• **OBJECTIVE**:
In this exercise, print only the lines of the records below from the one with "Give me the" through the one with "CJK JP', 'Noto", inclusive. Pictures are not part of the copy.

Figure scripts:
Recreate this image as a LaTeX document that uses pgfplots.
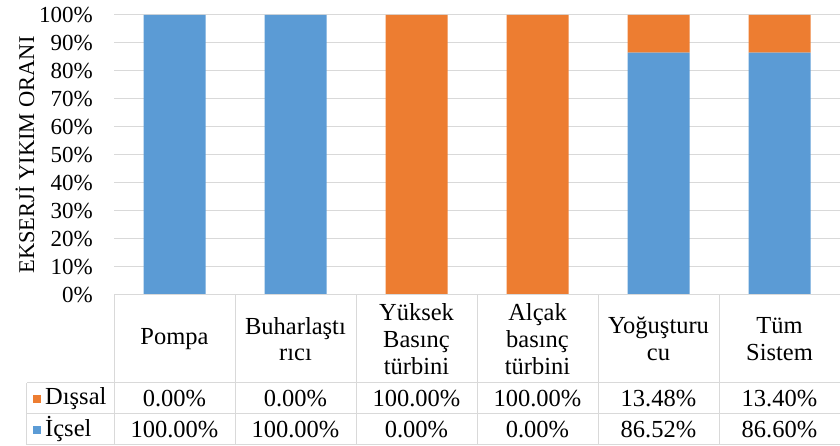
\documentclass[border=0pt]{standalone}
\usepackage{pgfplots}
\pgfplotsset{compat=1.18}
\usepackage{fontspec}
\setmainfont{Liberation Serif}
\definecolor{icsel}{HTML}{5B9BD5}
\definecolor{dissal}{HTML}{ED7D31}
\definecolor{gl}{HTML}{D9D9D9}

\begin{document}
\begin{tikzpicture}[font=\fontsize{24.5}{26.7}\selectfont]
\begin{axis}[
    at={(0,0)}, anchor=south west,
    width=726pt, height=280pt, scale only axis,
    ybar stacked, bar width=62pt,
    xmin=-0.5, xmax=5.5, ymin=0, ymax=100,
    xtick={0,...,5},
    xticklabels={Pompa, Buharlaştı\\rıcı, Yüksek\\Basınç\\türbini, Alçak\\basınç\\türbini, Yoğuşturu\\cu, Tüm\\Sistem},
    xticklabel style={anchor=center, yshift=-44pt, align=center},
    ytick={0,10,...,100},
    yticklabels={0\%,10\%,20\%,30\%,40\%,50\%,60\%,70\%,80\%,90\%,100\%},
    yticklabel style={anchor=east, inner sep=0pt, xshift=-21pt, font=\fontsize{23}{26}\selectfont},
    major tick length=0pt,
    ymajorgrids, grid style={gl, line width=1pt},
    axis line style={draw=none},
    clip=false,
]
\addplot[fill=icsel, draw=none] coordinates {(0,100) (1,100) (2,0) (3,0) (4,86.52) (5,86.60)};
\addplot[fill=dissal, draw=none] coordinates {(0,0) (1,0) (2,100) (3,100) (4,13.48) (5,13.40)};
\end{axis}

% data table
\begin{scope}[gl, line width=1pt]
  \draw (0,0) -- (726pt,0);
  \foreach \i in {0,...,5} \draw (\i*121pt,0) -- (\i*121pt,-150pt);
  \draw (-87pt,-88pt) -- (726pt,-88pt);
  \draw (-87pt,-119pt) -- (726pt,-119pt);
  \draw (-87pt,-150pt) -- (726pt,-150pt);
  \draw (-87pt,-88pt) -- (-87pt,-150pt);
\end{scope}

\foreach \v [count=\i from 0] in {0.00\%,0.00\%,100.00\%,100.00\%,13.48\%,13.40\%}
  \node at (\i*121pt+60.5pt,-103.5pt) {\v};
\foreach \v [count=\i from 0] in {100.00\%,100.00\%,0.00\%,0.00\%,86.52\%,86.60\%}
  \node at (\i*121pt+60.5pt,-134.5pt) {\v};

\fill[dissal] (-81pt,-108pt) rectangle (-73pt,-100pt);
\node[anchor=west, inner sep=0pt] at (-69pt,-103.5pt) {Dışsal};
\fill[icsel] (-81pt,-139pt) rectangle (-73pt,-131pt);
\node[anchor=west, inner sep=0pt] at (-69pt,-134.5pt) {İçsel};

\node[rotate=90, font=\fontsize{22.5}{26}\selectfont] at (-89pt,140pt) {EKSERJİ YIKIM ORANI};

\pgfresetboundingbox
\path[use as bounding box] (-114pt,-151pt) rectangle (726pt,295pt);
\end{tikzpicture}
\end{document}
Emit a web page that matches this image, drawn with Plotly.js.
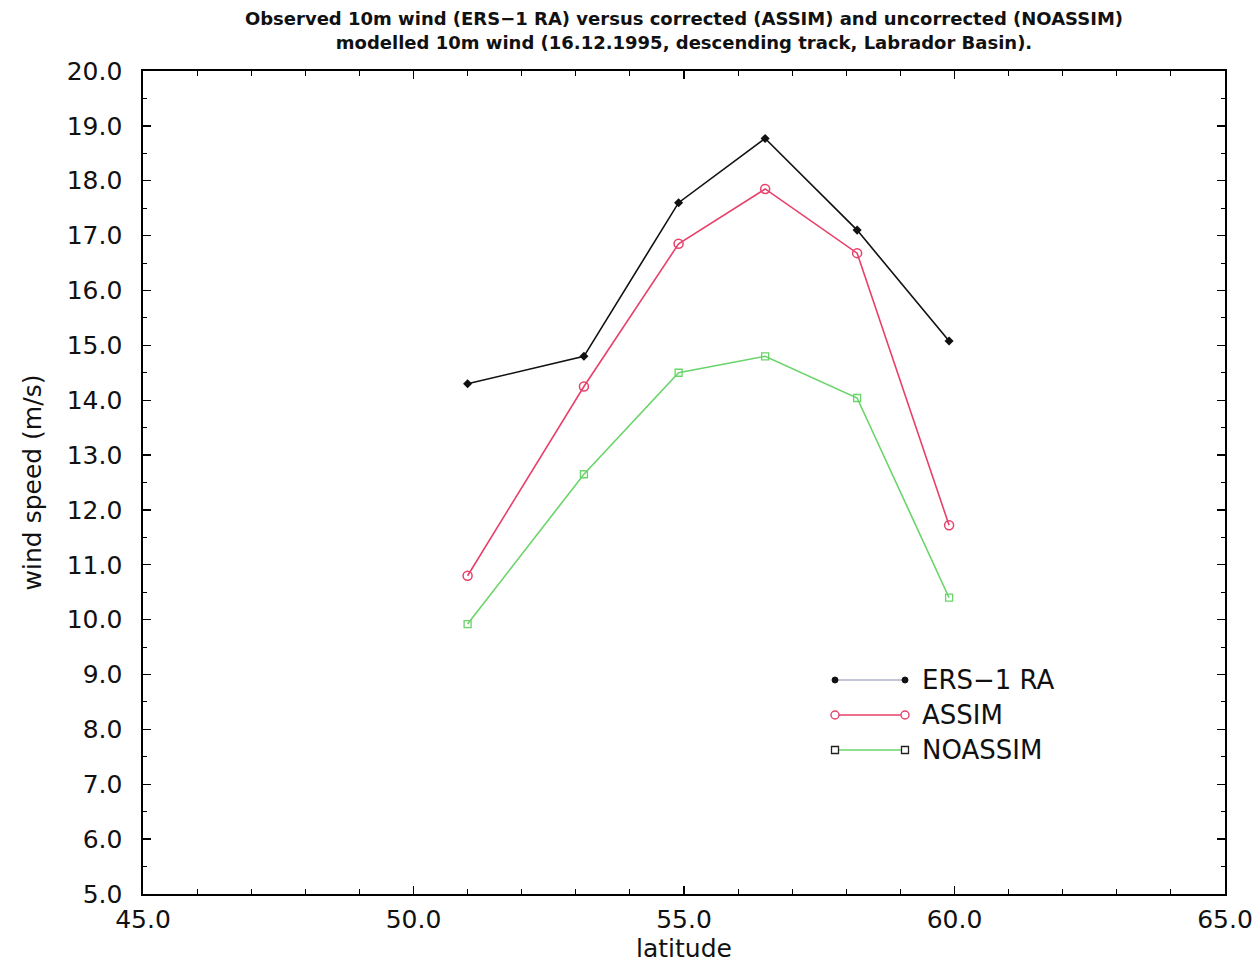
<!DOCTYPE html>
<html><head><meta charset="utf-8">
<script src="https://cdn.plot.ly/plotly-3.0.1.min.js"></script>
<style>html,body{margin:0;padding:0;background:#fff;}</style>
</head><body>
<div id="chart" style="width:1259px;height:971px;"></div>
<script>
// ---- data ----
const latitude = [51.0, 53.15, 54.9, 56.5, 58.2, 59.9];
const ersRA   = [14.3, 14.8, 17.6, 18.77, 17.1, 15.08];
const assim   = [10.8, 14.25, 16.85, 17.85, 16.68, 11.72];
const noassim = [9.92, 12.65, 14.5, 14.8, 14.04, 10.4];
const seriesNames = ['ERS\u22121 RA', 'ASSIM', 'NOASSIM'];
const titleLines = ['Observed 10m wind (ERS\u22121 RA) versus corrected (ASSIM) and uncorrected (NOASSIM)',
                    'modelled 10m wind (16.12.1995, descending track, Labrador Basin).'];
const xTitle = 'latitude';
const yTitle = 'wind speed (m/s)';

// ---- styling ----
const FONT = 'DejaVu Sans, Liberation Sans, Arial, sans-serif';
const colors = {ers: '#111111', assim: '#e8406a', noassim: '#6ad46a'};
const W = 1259, H = 971;
const M = {l: 143, r: 34, t: 71, b: 77};
const PW = W - M.l - M.r, PH = H - M.t - M.b;
const px = x => (x - M.l) / PW;
const py = y => (H - M.b - y) / PH;

const traces = [
  {x: latitude, y: ersRA, name: seriesNames[0], mode: 'lines+markers', type: 'scatter',
   line: {color: colors.ers, width: 1.6},
   marker: {symbol: 'diamond', size: 7, color: colors.ers}},
  {x: latitude, y: assim, name: seriesNames[1], mode: 'lines+markers', type: 'scatter',
   line: {color: colors.assim, width: 1.6},
   marker: {symbol: 'circle-open', size: 9, color: colors.assim, line: {width: 1.5, color: colors.assim}}},
  {x: latitude, y: noassim, name: seriesNames[2], mode: 'lines+markers', type: 'scatter',
   line: {color: colors.noassim, width: 1.6},
   marker: {symbol: 'square-open', size: 7, color: colors.noassim, line: {width: 1.3, color: colors.noassim}}}
];

// custom legend (line with markers at both ends, as in the reference)
const legRows = [680, 715, 750];
const legX0 = 835, legX1 = 905, legText = 920;
const legLine = ['#aeb2c8', colors.assim, colors.noassim];
const shapes = [], annotations = [];
legRows.forEach((ry, i) => {
  shapes.push({type: 'line', xref: 'paper', yref: 'paper', x0: px(legX0), x1: px(legX1), y0: py(ry), y1: py(ry),
               line: {color: legLine[i], width: 1.6}});
  [legX0, legX1].forEach(ex => {
    const base = {xref: 'paper', yref: 'paper', xsizemode: 'pixel', ysizemode: 'pixel',
                  xanchor: px(ex), yanchor: py(ry)};
    if (i === 0) shapes.push(Object.assign({type: 'circle', x0: -3, x1: 3, y0: -3, y1: 3,
                  fillcolor: '#111', line: {color: '#111', width: 1}}, base));
    if (i === 1) shapes.push(Object.assign({type: 'circle', x0: -4, x1: 4, y0: -4, y1: 4,
                  fillcolor: '#fff', line: {color: colors.assim, width: 1.4}}, base));
    if (i === 2) shapes.push(Object.assign({type: 'rect', x0: -3.5, x1: 3.5, y0: -3.5, y1: 3.5,
                  fillcolor: '#fff', line: {color: '#222', width: 1.3}}, base));
  });
  annotations.push({xref: 'paper', yref: 'paper', x: px(legText), y: py(ry), xanchor: 'left', yanchor: 'middle',
                    text: seriesNames[i], showarrow: false, font: {family: FONT, size: 26, color: '#111'}});
});

const layout = {
  width: W, height: H,
  margin: M,
  paper_bgcolor: '#fff', plot_bgcolor: '#fff',
  showlegend: false,
  font: {family: FONT, color: '#111'},
  title: {text: titleLines.join('<br>'), x: 0.5, xref: 'paper', xanchor: 'center',
          y: 0.974, yref: 'container', yanchor: 'top',
          font: {family: FONT, size: 18, weight: 'bold', color: '#111'}},
  xaxis: {range: [45, 65], dtick: 5, tick0: 45, tickformat: '.1f',
          ticks: 'inside', ticklen: 8, tickwidth: 1.3, tickcolor: '#000',
          minor: {dtick: 1, ticks: 'inside', ticklen: 5, tickwidth: 1, tickcolor: '#000'},
          showline: true, linecolor: '#000', linewidth: 1.6, mirror: 'allticks',
          showgrid: false, zeroline: false,
          tickfont: {family: FONT, size: 25, color: '#111'}, ticklabelstandoff: 2,
          title: {text: xTitle, font: {family: FONT, size: 25, color: '#111'}, standoff: 4}},
  yaxis: {range: [5, 20], dtick: 1, tick0: 5, tickformat: '.1f',
          ticks: 'inside', ticklen: 8, tickwidth: 1.3, tickcolor: '#000',
          minor: {dtick: 0.5, ticks: 'inside', ticklen: 4, tickwidth: 1, tickcolor: '#000'},
          showline: true, linecolor: '#000', linewidth: 1.6, mirror: 'allticks',
          showgrid: false, zeroline: false,
          tickfont: {family: FONT, size: 25, color: '#111'}, ticklabelstandoff: 14,
          title: {text: yTitle, font: {family: FONT, size: 25, color: '#111'}, standoff: 18}},
  shapes: shapes,
  annotations: annotations
};

Plotly.newPlot('chart', traces, layout, {staticPlot: true, displayModeBar: false});
</script>
</body></html>
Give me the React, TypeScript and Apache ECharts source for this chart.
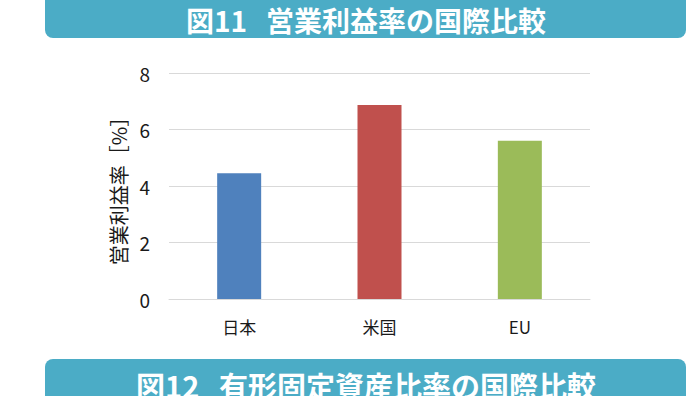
import React, { useEffect, useRef } from "react";
import * as echarts from "echarts";

const categories = ["日本", "米国", "EU"];
const values = [4.45, 6.87, 5.6];
const barColors = ["#4F81BD", "#C0504D", "#9BBB59"];
const yTicks = [0, 2, 4, 6, 8];
const titleTop = "図11   営業利益率の国際比較";
const titleBottom = "図12   有形固定資産比率の国際比較";
const yName = "営業利益率［%］";

const FONT = "'Noto Sans CJK JP', 'Noto Sans', sans-serif";

export default function App() {
  const ref = useRef<HTMLDivElement>(null);
  useEffect(() => {
    if (!ref.current) return;
    const chart = echarts.init(ref.current, null, { renderer: "svg" });
    chart.setOption({
      animation: false,
      backgroundColor: "#ffffff",
      grid: { left: 169, right: 101, top: 73, bottom: 97 },
      xAxis: {
        type: "category",
        data: categories,
        axisLine: { show: true, lineStyle: { color: "#D9D9D9", width: 1 } },
        axisTick: { show: false },
        axisLabel: { color: "#1a1a1a", fontSize: 17, fontFamily: FONT, margin: 19 },
      },
      yAxis: {
        type: "value",
        min: yTicks[0],
        max: yTicks[yTicks.length - 1],
        interval: 2,
        name: yName,
        nameLocation: "middle",
        nameGap: 41,
        nameRotate: 90,
        nameTextStyle: { color: "#1a1a1a", fontSize: 20, fontFamily: FONT },
        axisLine: { show: false },
        axisTick: { show: false },
        axisLabel: { color: "#1a1a1a", fontSize: 19, fontFamily: FONT, margin: 19 },
        splitLine: { lineStyle: { color: "#D9D9D9", width: 1 } },
      },
      series: [
        {
          type: "bar",
          barWidth: 44,
          data: values.map((v, i) => ({ value: v, itemStyle: { color: barColors[i] } })),
        },
      ],
      graphic: [
        {
          type: "rect",
          shape: { x: 45, y: -12, width: 641, height: 50, r: 8 },
          style: { fill: "#4BACC6" },
        },
        {
          type: "text",
          x: 366,
          y: 20,
          style: {
            text: titleTop,
            fill: "#ffffff",
            font: `bold 28px ${FONT}`,
            textAlign: "center",
            textVerticalAlign: "middle",
          },
        },
        {
          type: "rect",
          shape: { x: 45, y: 359, width: 641, height: 50, r: 8 },
          style: { fill: "#4BACC6" },
        },
        {
          type: "text",
          x: 366,
          y: 385,
          style: {
            text: titleBottom,
            fill: "#ffffff",
            font: `bold 29px ${FONT}`,
            textAlign: "center",
            textVerticalAlign: "middle",
          },
        },
      ],
    });
    return () => chart.dispose();
  }, []);
  return <div ref={ref} style={{ width: 691, height: 396, position: "absolute", left: 0, top: 0 }} />;
}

• **SOLUTION FOR THIS TASK**:
Give me the React, TypeScript and Apache ECharts source for this chart.
import React, { useEffect, useRef } from "react";
import * as echarts from "echarts";

const categories = ["日本", "米国", "EU"];
const values = [4.45, 6.87, 5.6];
const barColors = ["#4F81BD", "#C0504D", "#9BBB59"];
const yTicks = [0, 2, 4, 6, 8];
const titleTop = "図11   営業利益率の国際比較";
const titleBottom = "図12   有形固定資産比率の国際比較";
const yName = "営業利益率［%］";

const FONT = "'Noto Sans CJK JP', 'Noto Sans', sans-serif";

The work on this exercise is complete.